State how many lines in the listing below include the word "seaborn", and add nothing besides the number.

GIVEN DATA.

****

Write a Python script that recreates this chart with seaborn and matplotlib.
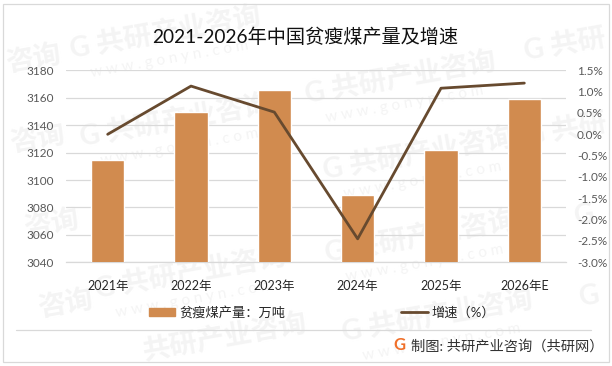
import matplotlib
matplotlib.use("Agg")
import matplotlib.pyplot as plt
from matplotlib.lines import Line2D
from matplotlib.patches import Patch, Rectangle
import seaborn as sns

years = ["2021年", "2022年", "2023年", "2024年", "2025年", "2026年E"]
output = [3114.6, 3149.6, 3165.6, 3089, 3122, 3159]
growth = [0.0, 1.13, 0.52, -2.45, 1.08, 1.2]
left_ticks = [3040, 3060, 3080, 3100, 3120, 3140, 3160, 3180]
right_ticks = [-3.0, -2.5, -2.0, -1.5, -1.0, -0.5, 0.0, 0.5, 1.0, 1.5]

sns.set_style("white")
plt.rcParams["font.family"] = ["Lato", "Noto Sans CJK SC", "DejaVu Sans"]

W, H = 612, 366
fig = plt.figure(figsize=(W / 100, H / 100), dpi=100)
ax = fig.add_axes([66 / W, 1 - 262.3 / H, 500 / W, 192 / H])
ax.patch.set_visible(False)

# watermark, whole copies first
for x, y in [(165, 32), (400, 77), (175, 120), (418, 153), (190, 272), (420, 236), (437, 315)]:
    fig.text(x / W, 1 - y / H, "G 共研产业咨询", fontsize=20, fontweight="bold", color="#f4f4f4",
             rotation=10, ha="center", va="center", zorder=-5)
    fig.text((x + 5) / W, 1 - (y + 27) / H, "w w w . g o n y n . c o m", fontsize=11, color="#f4f4f4",
             rotation=10, ha="center", va="center", zorder=-5)
# the pieces at the edges
for x, y, s in [(34, 60, "咨询"), (38, 140, "咨询"), (52, 225, "咨询"), (66, 305, "咨询"),
                (565, 45, "G 共研"), (566, 130, "G 共研"), (585, 215, "G"), (590, 296, "G"),
                (225, 336, "共研产业咨询")]:
    fig.text(x / W, 1 - y / H, s, fontsize=20, fontweight="bold", color="#f4f4f4",
             rotation=10, ha="center", va="center", zorder=-5)

sns.barplot(x=years, y=output, color="#d18b4f", saturation=1, width=0.4, ax=ax, zorder=3)
ax.set_ylim(3040, 3180)
ax.set_yticks(left_ticks)
ax.grid(axis="y", color="#d9d9d9", lw=0.9, zorder=0)
ax.set_axisbelow(True)
sns.despine(ax=ax, left=True, right=True, top=True, bottom=False)
ax.spines["bottom"].set_color("#d9d9d9")
ax.spines["bottom"].set_linewidth(0.9)
ax.tick_params(axis="y", length=0, labelsize=8.5, labelcolor="#595959", pad=8.5)
ax.tick_params(axis="x", length=0, labelsize=9, labelcolor="#262626", pad=13)
ax.set_xlabel("")
ax.set_ylabel("")

ax2 = ax.twinx()
ax2.patch.set_visible(False)
sns.lineplot(x=years, y=growth, color="#674a2f", lw=2.0, ax=ax2, errorbar=None, sort=False)
ax2.set_ylim(-3.0, 1.5)
ax2.set_yticks(right_ticks)
ax2.set_yticklabels([f"{v:.1f}%" for v in right_ticks])
ax2.grid(False)
sns.despine(ax=ax2, left=True, right=True, top=True, bottom=True)
ax2.tick_params(axis="y", length=0, labelsize=8.5, labelcolor="#595959", pad=8)
ax2.set_xlabel("")
ax2.set_ylabel("")
ax.set_xlim(-0.5, 5.5)  # lineplot widens the shared x axis

fig.text(305.5 / W, 1 - 37 / H, "2021-2026年中国贫瘦煤产量及增速", fontsize=13.8, color="#111111",
         ha="center", va="center")

handles = [Patch(color="#d18b4f"), Line2D([0], [0], color="#674a2f", lw=2.0)]
fig.legend(handles, ["贫瘦煤产量：万吨", "增速（%）"], ncol=2, frameon=False, fontsize=9.5,
           labelcolor="#262626", loc="center", bbox_to_anchor=(322 / W, 1 - 312 / H),
           handlelength=2.0, handleheight=0.6, handletextpad=0.3, columnspacing=8.8)

# separator, footer and outer border
fig.add_artist(Line2D([16 / W, 591 / W], [1 - 330 / H] * 2, color="#d9d9d9", lw=0.9))
fig.text(399 / W, 1 - 345.5 / H, "G", fontsize=12, fontweight="bold", color="#f0702a", ha="center", va="center")
fig.text(411 / W, 1 - 346 / H, "制图: 共研产业咨询（共研网）", fontsize=10.3, color="#333333", ha="left", va="center")
fig.add_artist(Rectangle((3.5 / W, 1 - 361.5 / H), 605 / W, 358 / H, fill=False, ec="#d9d9d9", lw=0.9))

fig.savefig("out.png", dpi=100)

****

TASK RESULT.
2